Verantwortung im Umgang mit Geschichte übernehmen – das ist die Kernbotschaft der Rede Johano Strassers bei der Freitagskundgebung gegen den Nazi-Aufmarsch in Bad Nenndorf gewesen.

Von Guido Scholl

Der ehemalige Vorsitzende des P.E.N.-Clubs sprach vor dem Wincklerbad zu weit mehr als 100 Bad Nenndorfern und zahlreichen weiteren Menschen von außerhalb, die das Bündnis „Bad Nenndorf ist bunt“ unterstützten.
Der 1939 in den Niederlanden geborene Politologe und Schriftsteller könnte sich wegen seiner Abstammung leicht aus der Verantwortung nehmen, wie er selbst sagte. Doch er sei mitverantwortlich dafür, dass mit dem, was geschehen ist, sorgsam umgegangen wird. „Wenn ein Volk sich seiner Geschichte stellt, dann der ganzen“, so Strasser. Nichts habe so sehr zum Ansehen Deutschlands beigetragen wie der Wille, die eigene Vergangenheit aufzuarbeiten.

Die Kurstadt erhielt ein uneingeschränktes Lob des Hauptredners: „Ich gratuliere der Stadt zu ihren Bürgern.“ Dazu, dass die Polizei Menschen „um des lieben Friedens willen“ zum Umsiedeln rät, werde es in Bad Nenndorf nicht kommen. Damit spielte Strasser auf die Entwicklung mancher Gegenden in Ostdeutschland an, wo die Bevölkerung Neonazis gewähren lassen habe. In solchen Gegenden lege sich „ein Schleier des Hasses und des Misstrauens“ über ganze Städte und Dörfer.
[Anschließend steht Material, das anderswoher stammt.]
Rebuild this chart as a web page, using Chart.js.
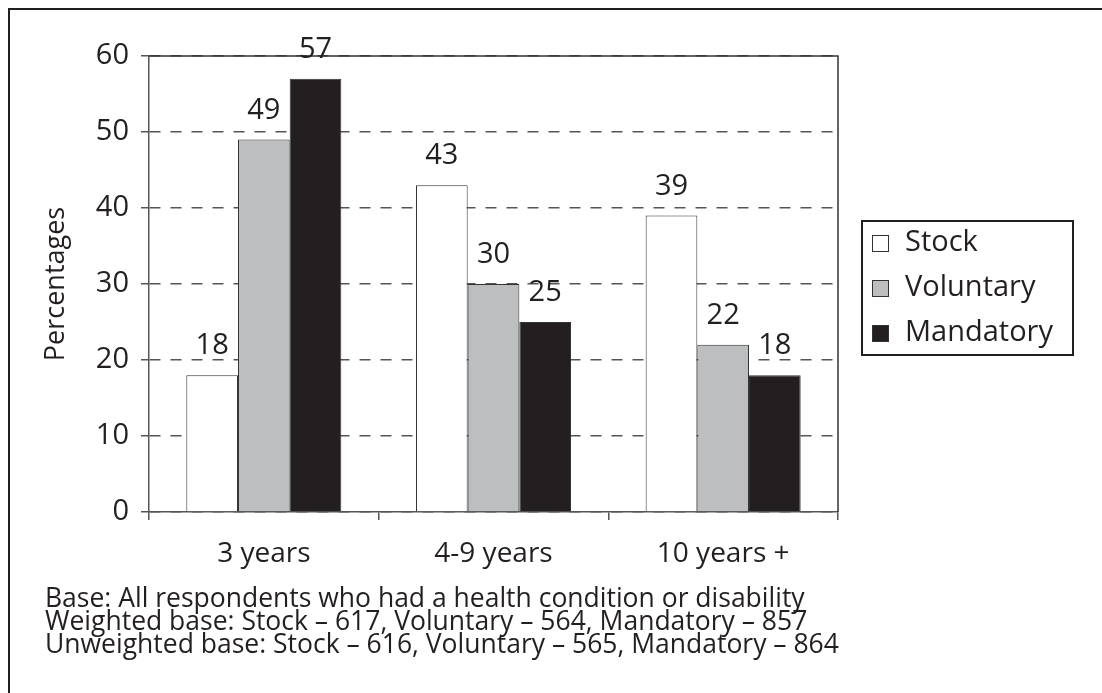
<!DOCTYPE html>
<html>
<head>
<meta charset="utf-8">
<script src="https://cdn.jsdelivr.net/npm/chart.js@4.4.1/dist/chart.umd.min.js"></script>
<style>
  html, body { margin: 0; padding: 0; background: #fff; }
  #wrap { position: relative; width: 1102px; height: 693px; overflow: hidden;
          font-family: "Open Sans", sans-serif; color: #231f20; }
  #frame { position: absolute; left: 8px; top: 8px; width: 1200px; height: 800px;
           border-left: 2px solid #231f20; border-top: 2px solid #231f20; }
  #chart { position: absolute; left: 0; top: 0; }
  #notes { position: absolute; left: 45px; top: 586px; font-size: 26.5px;
           line-height: 23px; white-space: nowrap; }
</style>
</head>
<body>
<div id="wrap">
  <div id="frame"></div>
  <canvas id="chart" width="1102" height="693"></canvas>
  <div id="notes"></div>
</div>
<script>
// Share of respondents by length of claim, per customer group
const categories = ['3 years', '4-9 years', '10 years +'];
const seriesNames = ['Stock', 'Voluntary', 'Mandatory'];
const stockValues = [18, 43, 39];
const voluntaryValues = [49, 30, 22];
const mandatoryValues = [57, 25, 18];
const yTickValues = [0, 10, 20, 30, 40, 50, 60];
const axisTitle = 'Percentages';
const noteLines = [
  'Base: All respondents who had a health condition or disability',
  'Weighted base: Stock \u2013 617, Voluntary \u2013 564, Mandatory \u2013 857',
  'Unweighted base: Stock \u2013 616, Voluntary \u2013 565, Mandatory \u2013 864'
];

const FONT = '"Open Sans", sans-serif';
const INK = '#231f20';
const AXIS = '#555555';

document.getElementById('notes').innerHTML =
  noteLines.map(t => '<div>' + t.replace(/&/g, '&amp;') + '</div>').join('');

// Outline on top and right edges of the plot area
const plotFrame = {
  id: 'plotFrame',
  beforeDatasetsDraw(chart) {
    const { ctx, chartArea: a } = chart;
    ctx.save();
    ctx.strokeStyle = '#333';
    ctx.lineWidth = 1.5;
    ctx.beginPath();
    ctx.moveTo(a.left, a.top);
    ctx.lineTo(a.right, a.top);
    ctx.lineTo(a.right, a.bottom);
    ctx.stroke();
    ctx.restore();
  }
};

// Value labels above each bar
const valueLabels = {
  id: 'valueLabels',
  afterDatasetsDraw(chart) {
    const { ctx } = chart;
    ctx.save();
    ctx.font = '29px ' + FONT;
    ctx.fillStyle = INK;
    ctx.textAlign = 'center';
    ctx.textBaseline = 'alphabetic';
    chart.data.datasets.forEach((ds, i) => {
      chart.getDatasetMeta(i).data.forEach((bar, j) => {
        ctx.fillText(String(ds.data[j]), bar.x, bar.y - 21);
      });
    });
    ctx.restore();
  }
};

// Boxed legend to the right of the plot
const boxLegend = {
  id: 'boxLegend',
  afterDraw(chart) {
    const { ctx } = chart;
    const bx = 862, by = 221, bw = 211, bh = 134;
    ctx.save();
    ctx.fillStyle = '#fff';
    ctx.fillRect(bx, by, bw, bh);
    ctx.strokeStyle = INK;
    ctx.lineWidth = 2;
    ctx.strokeRect(bx, by, bw, bh);
    ctx.font = '29px ' + FONT;
    ctx.textBaseline = 'middle';
    ctx.textAlign = 'left';
    chart.data.datasets.forEach((ds, i) => {
      const cy = 243 + i * 45;
      ctx.fillStyle = ds.backgroundColor;
      ctx.fillRect(872, cy - 8, 17, 17);
      ctx.strokeStyle = '#333';
      ctx.lineWidth = 1;
      ctx.strokeRect(872.5, cy - 7.5, 16, 16);
      ctx.fillStyle = INK;
      ctx.fillText(ds.label, 905, cy);
    });
    ctx.restore();
  }
};

new Chart(document.getElementById('chart'), {
  type: 'bar',
  data: {
    labels: categories,
    datasets: [
      { label: seriesNames[0], data: stockValues, backgroundColor: '#ffffff' },
      { label: seriesNames[1], data: voluntaryValues, backgroundColor: '#bcbec0' },
      { label: seriesNames[2], data: mandatoryValues, backgroundColor: INK }
    ].map(d => Object.assign(d, {
      borderColor: '#333333',
      borderWidth: 1,
      categoryPercentage: 0.675,
      barPercentage: 1
    }))
  },
  options: {
    responsive: false,
    animation: false,
    devicePixelRatio: 1,
    layout: { padding: { left: 0, top: 56, right: 264, bottom: 121 } },
    plugins: {
      legend: { display: false },
      tooltip: { enabled: false }
    },
    scales: {
      x: {
        grid: { drawOnChartArea: false, tickLength: 8, color: AXIS, lineWidth: 1.5 },
        border: { color: AXIS, width: 1.5 },
        ticks: { font: { family: FONT, size: 28 }, color: INK, padding: 17 },
        afterFit(s) { s.height = 60; }
      },
      y: {
        min: 0,
        max: 60,
        afterBuildTicks(s) { s.ticks = yTickValues.map(v => ({ value: v })); },
        grid: { color: AXIS, lineWidth: 1.5, tickLength: 8 },
        border: { color: AXIS, width: 1.5, dash: [11, 10] },
        ticks: { font: { family: FONT, size: 29 }, color: INK, padding: 12 },
        title: {
          display: true,
          text: axisTitle,
          font: { family: FONT, size: 27 },
          color: INK,
          padding: { top: 40, bottom: 0 }
        },
        afterFit(s) { s.width = 149; }
      }
    }
  },
  plugins: [plotFrame, valueLabels, boxLegend]
});
</script>
</body>
</html>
Die Vorsitzende der Jüdischen Gemeinde Bad Nenndorf, Marina Jalowaja, erinnerte an das Schicksal Anne Franks, die im Konzentrationslager Bergen-Belsen ermordet worden war. Das junge Mädchen hätte zur großen Schriftstellerin heranwachsen können, so Jalowaja. Jene, die die Ideologie der Mörder von damals in Bad Nenndorf verbreiten wollen, hätten lediglich im Sinn, von den Gräueln des Nationalsozialismus abzulenken, wenn sie die Opfer der Folter im Wincklerbad in den Fokus rücken. „Die Nazi-Vergangenheit darf nie wieder Gegenwart werden“, mahnte Jalowaja.

Jürgen Uebel, Vorsitzender von „Bad Nenndorf ist bunt“, hatte zuvor auf den Erfolg verwiesen, dass die Bahnhofstraße nazifrei bleibt. Und dass daher die Jüdische Gemeinde ihre Sabbatfeier begehen kann, ohne die Feinde vor der Tür zu haben.
Kritik übte er am Gerichtsurteil, dass den Neonazis 100 Meter mehr Aufmarschstrecke und den Weg bis zum Eingang des Wincklerbads zugesprochen, dem Bündnis aber vier Stunden Kundgebungszeit genommen habe. Auch Strasser hatte sich eine Spitze in dieser Richtung erlaubt: Manche Gerichte und Ministerien seien „auf dem rechten Auge vielleicht nicht blind, aber sehschwach“, sagte er.